The cost function can be decomposed into three terms: a term that can be zeroed for any value of the integer ambiguity vector; a term corresponding to the residual cost of enforcing the integer constraint; and the irreducible cost that can be shown to be equivalent to the normalized innovations associated with the DD pseudorange measurements.
We normalize the vector cost components by using square-root information matrices based on Cholesky factorization followed by the cost decomposition using QR factorization. The equations are then solved to provide float (real number) values for the state estimate error vector and the integer ambiguity vector. Subsequently, the fixed solution is found via an integer least squares (ILS) solver.
TEST STATISTIC
Key to our spoofing detection statistic is the integer-fixed carrier-phase residual cost value, which also can be thought of as the ILS solution cost. This is equivalent to the second term of the decomposed cost function stated earlier. This is small whenever the carrier-phase measurements are consistent with the prior state estimate and the pseudorange measurements, and with the assumption of integer-valued carrier-phase ambiguities.

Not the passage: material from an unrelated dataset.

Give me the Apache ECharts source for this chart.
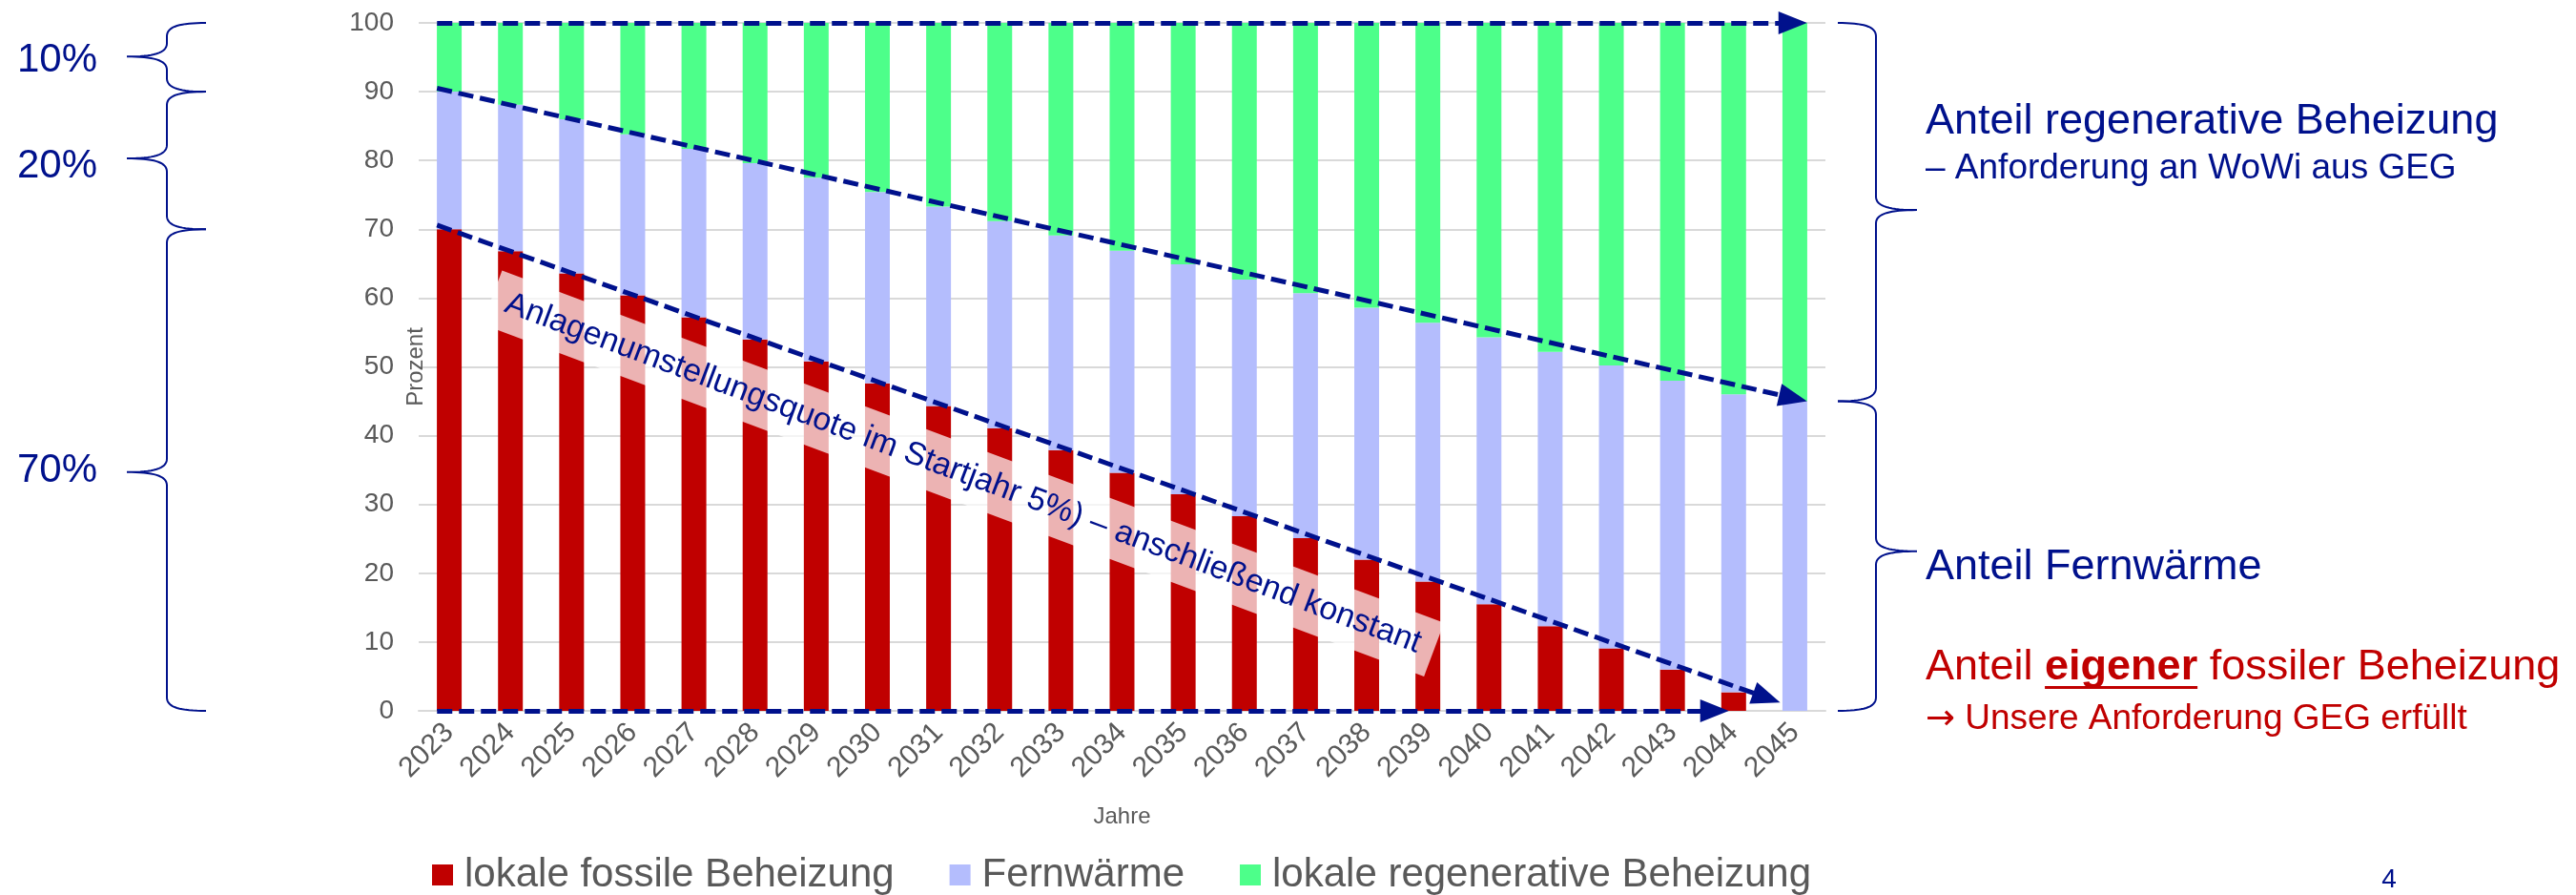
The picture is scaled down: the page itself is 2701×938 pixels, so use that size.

It is one of several acceptance test statistics used to decide whether the fixed solution is correct with high probability. It has been incorporated, for example, in a statistic used to detect carrier cycle slips. It can be similarly used to detect false integer fixes, just as with other integer aperture acceptance test statistics, or the lingering effects of conditioning the real-valued part of the state on a previous false fix.
Furthermore, the test statistic provides a highly sensitive statistic for spoofing detection. When no spoofing is present, there is tight agreement between the IMU-propagated a priori state estimate and GNSS data resulting in a small statistic value.
If the vehicle hits a bump in the road, the GNSS antenna phase center will rise by a few centimeters, and the inertial sensor will detect a corresponding acceleration, which will get propagated through to the a priori state. On the other hand, when spoofing is present, a discrepancy between inertial and GNSS data will arise at the carrier-phase level, leading to the statistic being larger than usual.
A windowed sum of test statistic values offers even greater sensitivity to false-fix events at the expense of a longer time-to-detect. To detect spoofing in the tests reported in this article, we used the windowed fixed-ambiguity residual cost (WFARC). This is calculated over a moving window of fixed length of past GNSS measurement epochs. We used a window length of 10 past GNSS measurement epochs (amounting to a window of 2 seconds).
If the filter is consistent and the integer ambiguities are correctly resolved, then WFARC should be approximately χ2-distributed with the degrees of freedom related to the number of DD carrier-phase measurements. This distribution is approximate due to the “integer-folding” effect: large phase residuals are not possible because of integer-cycle phase wrapping. A statistical consistency test can be performed by choosing a desired false-alarm rate and declaring a false fix if WFARC is greater than a specified threshold calculated by evaluating the inverse cumulative distribution function of χ2 at the false-alarm rate.